De Tordesillas à Yalta, les blessures de l'Histoire ont parcheminé de
cicatrices toujours béantes l'épiderme de notre planète. A l'heure où
l'Europe, florissante, pense-t-on, se délivre du barbelé de ses frontières,
à sa périphérie, elle installe un impitoyable et draconien refus à l'accueil
des misères du monde. La proclamation à tout-va du "devoir de mémoire"

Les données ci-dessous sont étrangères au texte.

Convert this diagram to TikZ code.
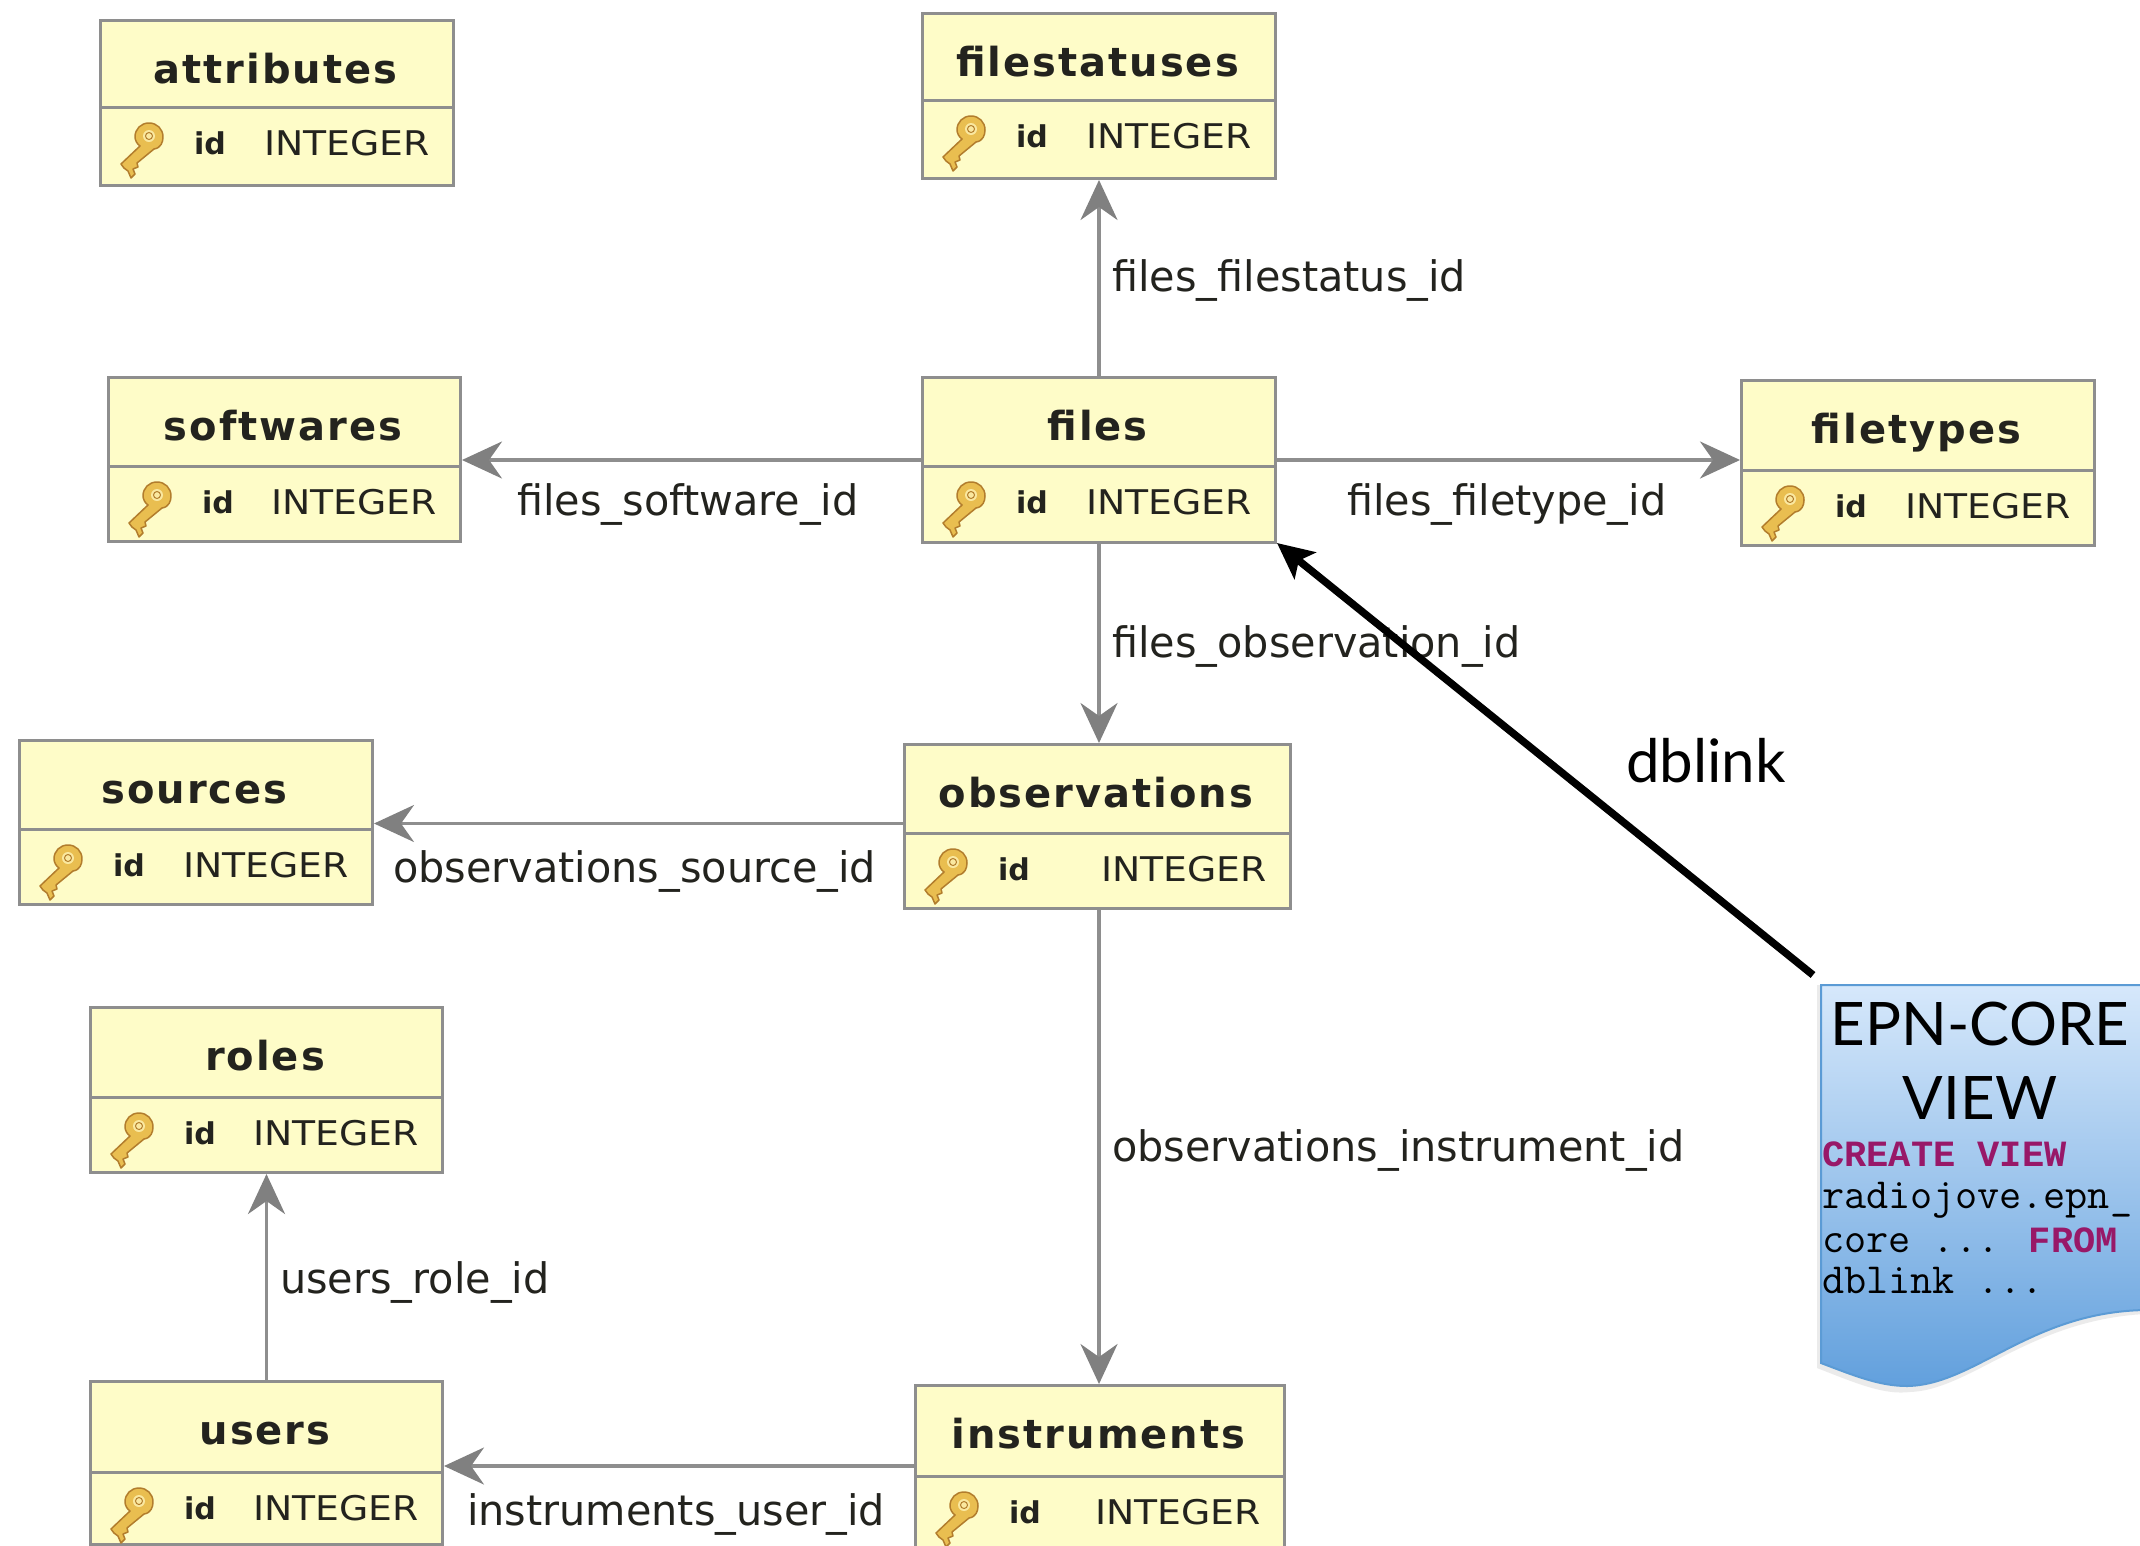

et les grands mouvements d'indignation médiatico-démagogique occupent le
terrain laissé vacant par les idéologies à visée révolutionnaire ; ainsi dédouanés
des combatives volontés d'engagement, pourquoi ne pas s'installer lâchement
dans le paresseux et rassurant repliement identitaire ?
Barcelona,
Catalogne sud, nord de l'Espagne, Perpinya, Catalogne nord, sud de la France,
chiasme géopolitique insolite, mais significatif, dont le cœur du X m'évoque
la forme du sablier ; étroit goulot d'une trouée pyrénéenne, lieu de
naissance, sempre andaban, de l'homo catalanus Tautavelencis, précoce à l'érection,
grand pourchasseur de rennes et mangeur d'escargots; chas d'aiguille jadis défoncé
par de noirs pachydermes; pressé comme un abcès par les fascismes du XX me siècle;
en quelque sorte "attracteur étrange", selon la formule des
physiciens du chaos déterministe. La vision de Salvador Dali d'y entrevoir
quelque centre du monde n'est pas si absurde…Cette dernière ligne de démarcation
entre Sud et
Nord, dernière porte étroite s'offrit comme une issue de secours à la
plupart des grands artistes qui fuyaient le nazisme. S'enorgueillir
d'une légitime fierté d'appartenir à ce pays et de l'aimer, nous y
souscrivons pleinement, à condition que nous ayons pris la mesure de nous départir
d'une certaine réserve d'indifférence, voire d'hostilité à l'endroit de l'étranger;
l'exemplarité dramatique de la ne cesse de nous interpeller; de même, que
penser de l'aveuglement et l'ignorance quant à la présence chez soi des plus
grands artistes du siècle: Picasso, Matisse, Derain, Braque, Dufy, Casals, Déodat
de Séverac… Il serait grand temps enfin de dénoncer ces pourfondeurs
grotesques qui maintiennent encore un anathème injustifié et scandaleux à
l'encontre de notre grand Aristide Maillol. Maillol et Picasso, ces deux
Catalans, "l'un d'origine, l'autre d'adoption",(dixit Jacques Henric),
artisans majeurs du basculement de l'art dans la modernité, leur rencontre avec
l'abstraction, signale les retrouvailles -Gauguin avait montré la voie- avec
les traditions artistiques les plus éloignées dans l'espace et dans le temps.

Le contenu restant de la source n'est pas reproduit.